Your instructions –
In the data below, find every line with the string "React" and pull it out.

Raw data –

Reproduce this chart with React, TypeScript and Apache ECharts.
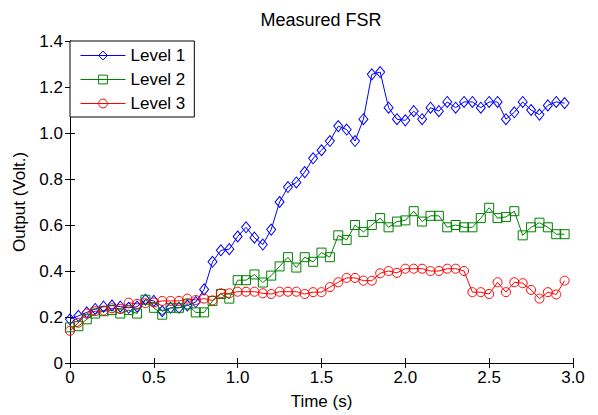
import React, { useEffect, useRef } from "react";
import * as echarts from "echarts";

const times = [
  0, 0.05, 0.1, 0.15, 0.2, 0.25, 0.3, 0.35, 0.4, 0.45,
  0.5, 0.55, 0.6, 0.65, 0.7, 0.75, 0.8, 0.85, 0.9, 0.95,
  1.0, 1.05, 1.1, 1.15, 1.2, 1.25, 1.3, 1.35, 1.4, 1.45,
  1.5, 1.55, 1.6, 1.65, 1.7, 1.75, 1.8, 1.85, 1.9, 1.95,
  2.0, 2.05, 2.1, 2.15, 2.2, 2.25, 2.3, 2.35, 2.4, 2.45,
  2.5, 2.55, 2.6, 2.65, 2.7, 2.75, 2.8, 2.85, 2.9, 2.95,
];

const level1 = [
  0.19, 0.205, 0.22, 0.235, 0.245, 0.25, 0.245, 0.24, 0.245, 0.275,
  0.27, 0.225, 0.24, 0.24, 0.25, 0.265, 0.32, 0.44, 0.49, 0.495,
  0.55, 0.59, 0.545, 0.515, 0.58, 0.7, 0.765, 0.785, 0.83, 0.89,
  0.925, 0.965, 1.03, 1.015, 0.965, 1.06, 1.255, 1.265, 1.11, 1.06,
  1.055, 1.095, 1.06, 1.11, 1.095, 1.135, 1.11, 1.135, 1.135, 1.11,
  1.135, 1.135, 1.06, 1.09, 1.135, 1.1, 1.08, 1.12, 1.135, 1.13,
];

const level2 = [
  0.155, 0.16, 0.19, 0.215, 0.225, 0.23, 0.215, 0.23, 0.215, 0.275,
  0.24, 0.21, 0.24, 0.24, 0.255, 0.22, 0.22, 0.27, 0.3, 0.28,
  0.36, 0.36, 0.385, 0.35, 0.38, 0.42, 0.46, 0.415, 0.46, 0.44,
  0.48, 0.46, 0.555, 0.535, 0.6, 0.57, 0.6, 0.63, 0.59, 0.615,
  0.62, 0.66, 0.615, 0.64, 0.64, 0.59, 0.6, 0.59, 0.59, 0.63,
  0.675, 0.63, 0.635, 0.66, 0.555, 0.59, 0.61, 0.59, 0.56, 0.56,
];

const level3 = [
  0.14, 0.175, 0.215, 0.225, 0.228, 0.238, 0.235, 0.262, 0.257, 0.26,
  0.263, 0.27, 0.27, 0.27, 0.28, 0.274, 0.28, 0.272, 0.303, 0.303,
  0.31, 0.31, 0.31, 0.303, 0.3, 0.31, 0.31, 0.31, 0.3, 0.308,
  0.308, 0.33, 0.351, 0.37, 0.37, 0.358, 0.358, 0.39, 0.4, 0.392,
  0.41, 0.41, 0.41, 0.4, 0.4, 0.41, 0.41, 0.4, 0.308, 0.308,
  0.3, 0.351, 0.308, 0.351, 0.347, 0.318, 0.28, 0.308, 0.298, 0.358,
];

const seriesNames = ["Level 1", "Level 2", "Level 3"];
const seriesColors = ["#0000ff", "#008000", "#ff0000"];
const seriesSymbols = ["diamond", "rect", "circle"];
const seriesSizes: (number | number[])[] = [[9, 11], 9, 9];

const xMin = 0;
const xMax = 3;
const xStep = 0.5;
const yMin = 0;
const yMax = 1.4;
const yStep = 0.2;

const titleText = "Measured FSR";
const xName = "Time (s)";
const yName = "Output (Volt.)";

const FONT = "'Liberation Sans', Arial, Helvetica, sans-serif";

const fmt = (v: number) => (Math.abs(v) < 1e-9 ? "0" : v.toFixed(1));

export default function App() {
  const ref = useRef<HTMLDivElement>(null);

  useEffect(() => {
    if (!ref.current) return;
    const chart = echarts.init(ref.current, undefined, { renderer: "svg" });
    const allData = [level1, level2, level3];

    const axisLine = { show: true, lineStyle: { color: "#000", width: 1 } };
    const axisTick = { show: true, inside: true, length: 5, lineStyle: { color: "#000", width: 1 } };

    const option: any = {
      animation: false,
      backgroundColor: "#fff",
      textStyle: { fontFamily: FONT },
      title: {
        text: titleText,
        left: 321,
        textAlign: "center",
        top: 11,
        padding: 0,
        textStyle: { fontSize: 18, fontWeight: "normal", color: "#000", fontFamily: FONT },
      },
      grid: { left: 70, right: 25, top: 41, bottom: 48, containLabel: false },
      legend: {
        orient: "vertical",
        left: 70,
        top: 41,
        padding: [6, 9, 5, 10],
        itemGap: 7,
        itemWidth: 45,
        itemHeight: 11,
        borderColor: "#000",
        borderWidth: 1,
        borderRadius: 0,
        backgroundColor: "#fff",
        textStyle: { fontSize: 17, color: "#000", fontFamily: FONT, padding: [0, 0, 0, 0] },
        data: seriesNames.map((name, i) => ({
          name,
          itemStyle: { color: "rgba(0,0,0,0)", borderColor: seriesColors[i], borderWidth: 1 },
          lineStyle: { color: seriesColors[i], width: 1 },
        })),
      },
      xAxis: [
        {
          type: "value",
          min: xMin,
          max: xMax,
          interval: xStep,
          position: "bottom",
          name: xName,
          nameLocation: "middle",
          nameGap: 30,
          nameTextStyle: { fontSize: 17, color: "#000", fontFamily: FONT },
          axisLine,
          axisTick,
          axisLabel: { show: true, color: "#000", fontSize: 17, margin: 6, formatter: fmt, fontFamily: FONT },
          splitLine: { show: false },
        },
        {
          type: "value",
          min: xMin,
          max: xMax,
          interval: xStep,
          position: "top",
          axisLine,
          axisTick,
          axisLabel: { show: false },
          splitLine: { show: false },
        },
      ],
      yAxis: [
        {
          type: "value",
          min: yMin,
          max: yMax,
          interval: yStep,
          position: "left",
          name: yName,
          nameLocation: "middle",
          nameGap: 38,
          nameTextStyle: { fontSize: 17, color: "#000", fontFamily: FONT },
          axisLine,
          axisTick,
          axisLabel: { show: true, color: "#000", fontSize: 17, margin: 7, formatter: fmt, fontFamily: FONT },
          splitLine: { show: false },
        },
        {
          type: "value",
          min: yMin,
          max: yMax,
          interval: yStep,
          position: "right",
          axisLine,
          axisTick,
          axisLabel: { show: false },
          splitLine: { show: false },
        },
      ],
      series: seriesNames.map((name, i) => ({
        name,
        type: "line",
        xAxisIndex: 0,
        yAxisIndex: 0,
        data: times.map((t, j) => [t, allData[i][j]]),
        symbol: seriesSymbols[i],
        symbolSize: seriesSizes[i],
        showAllSymbol: true,
        lineStyle: { color: seriesColors[i], width: 1 },
        itemStyle: { color: "rgba(0,0,0,0)", borderColor: seriesColors[i], borderWidth: 1 },
        emphasis: { disabled: true },
      })),
    };

    chart.setOption(option);
    return () => chart.dispose();
  }, []);

  return (
    <div
      ref={ref}
      style={{ position: "fixed", left: 0, top: 0, width: 598, height: 415 }}
    />
  );
}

Solution to this task –
Reproduce this chart with React, TypeScript and Apache ECharts.
import React, { useEffect, useRef } from "react";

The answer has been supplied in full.